● DATA EXTRACT:
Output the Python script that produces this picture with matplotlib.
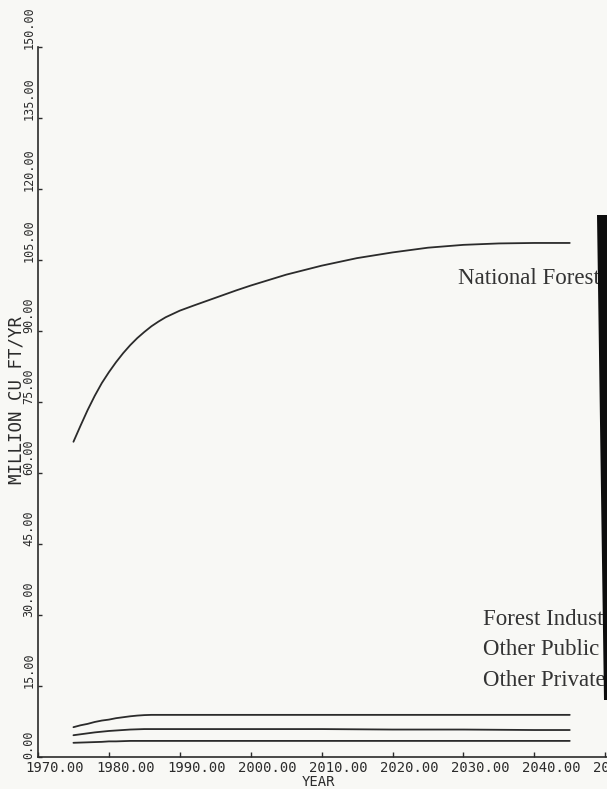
import matplotlib
matplotlib.use("Agg")
import matplotlib.pyplot as plt
from matplotlib.transforms import ScaledTranslation
from matplotlib.patches import Polygon

# ---- data ----
nf_years = [1975, 1976, 1977, 1978, 1979, 1980, 1981, 1982, 1983, 1984, 1985,
            1986, 1987, 1988, 1990, 1992, 1995, 1998, 2000, 2005, 2010, 2015,
            2020, 2025, 2030, 2035, 2040, 2045]
national_forest = [66.6, 70.0, 73.3, 76.3, 79.0, 81.3, 83.4, 85.3, 87.0, 88.5, 89.8,
                   91.0, 92.0, 92.9, 94.3, 95.4, 97.0, 98.6, 99.6, 101.9, 103.8, 105.4,
                   106.6, 107.6, 108.2, 108.5, 108.6, 108.6]

low_years = [1975, 1976, 1977, 1978, 1979, 1980, 1981, 1982, 1983, 1984, 1985, 1986,
             1990, 2000, 2010, 2020, 2030, 2040, 2045]
forest_industry = [6.3, 6.7, 7.0, 7.4, 7.7, 7.9, 8.2, 8.4, 8.6, 8.75, 8.85, 8.9,
                   8.9, 8.9, 8.9, 8.9, 8.9, 8.9, 8.9]
other_public = [4.6, 4.8, 5.0, 5.2, 5.35, 5.5, 5.6, 5.7, 5.8, 5.85, 5.9, 5.9,
                5.9, 5.9, 5.9, 5.8, 5.8, 5.7, 5.7]
other_private = [3.0, 3.05, 3.1, 3.15, 3.2, 3.3, 3.3, 3.35, 3.4, 3.4, 3.4, 3.4,
                 3.4, 3.4, 3.4, 3.4, 3.4, 3.4, 3.4]

x_ticks = [1970, 1980, 1990, 2000, 2010, 2020, 2030, 2040, 2050]
y_ticks = [0, 15, 30, 45, 60, 75, 90, 105, 120, 135, 150]
series_labels = ["National Forest", "Forest Industry", "Other Public", "Other Private"]

# ---- figure ----
W, H = 607, 789
BG = "#f8f8f5"
INK = "#2b2b2b"
fig = plt.figure(figsize=(W / 100, H / 100), dpi=100, facecolor=BG)

def fx(px):
    return px / W

def fy(py):
    return 1 - py / H

ax_left, ax_right, ax_top, ax_bottom = 38, 607, 47, 757
ax = fig.add_axes([fx(ax_left), fy(ax_bottom), fx(ax_right - ax_left), (ax_bottom - ax_top) / H])
ax.set_facecolor("none")
px_per_year = 7.09
ax.set_xlim(1970, 1970 + (ax_right - ax_left) / px_per_year)
ax.set_ylim(0, 150)

for s in ["top", "right"]:
    ax.spines[s].set_visible(False)
for s in ["left", "bottom"]:
    ax.spines[s].set_color(INK)
    ax.spines[s].set_linewidth(1.2)

lw = 1.3
for yy, xs in [(national_forest, nf_years), (forest_industry, low_years),
               (other_public, low_years), (other_private, low_years)]:
    ax.plot(xs, yy, color=INK, lw=lw, solid_joinstyle="round", solid_capstyle="round")

mono = "DejaVu Sans Mono"
ax.set_xticks(x_ticks)
ax.set_xticklabels([f"{v:.2f}" for v in x_ticks], fontsize=10, family=mono, color=INK)
ax.set_yticks(y_ticks)
ax.set_yticklabels([f"{v:.2f}" for v in y_ticks], fontsize=8.5, family=mono, color=INK)
ax.tick_params(axis="x", direction="in", length=3.5, width=1.0, color=INK, pad=3)
ax.tick_params(axis="y", direction="in", length=3.0, width=1.0, color=INK, pad=2)

char_w = 0.602 * 10 / 72
for lab in ax.get_xticklabels():
    lab.set_horizontalalignment("left")
    lab.set_transform(lab.get_transform() + ScaledTranslation(-1.5 * char_w, 0, fig.dpi_scale_trans))
for lab in ax.get_yticklabels():
    lab.set_rotation(90)
    lab.set_verticalalignment("bottom")
    lab.set_horizontalalignment("right")
    lab.set_transform(lab.get_transform() + ScaledTranslation(0, -0.02, fig.dpi_scale_trans))

fig.text(fx(17), fy(400), "MILLION CU FT/YR", rotation=90, ha="center", va="center",
         family=mono, fontsize=12.5, color=INK)
fig.text(fx(318), fy(782), "YEAR", ha="center", va="center",
         family=mono, fontsize=10, color=INK)

serif = "Liberation Serif"
label_pos = [(458, 284), (483, 625), (483, 655), (483, 686)]
for text, (px, py) in zip(series_labels, label_pos):
    fig.text(fx(px), fy(py), text, ha="left", va="baseline", family=serif,
             fontsize=16.5, color="#333333")

# dark page edge from the scan
edge = Polygon([(fx(597), fy(215)), (fx(607.5), fy(215)), (fx(607.5), fy(700)), (fx(604), fy(700))],
               closed=True, transform=fig.transFigure, facecolor="#0d0d0d", edgecolor="none", zorder=10)
fig.add_artist(edge)

fig.savefig("out.png", dpi=100, facecolor=BG)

● YOUR OBJECTIVE: In the data above, please extract the lines from the first one through the line with "from matplotlib.patches import Polygon", exactly, and keep pictures out.

● REPLY TO THE EXERCISE:
Output the Python script that produces this picture with matplotlib.
import matplotlib
matplotlib.use("Agg")
import matplotlib.pyplot as plt
from matplotlib.transforms import ScaledTranslation
from matplotlib.patches import Polygon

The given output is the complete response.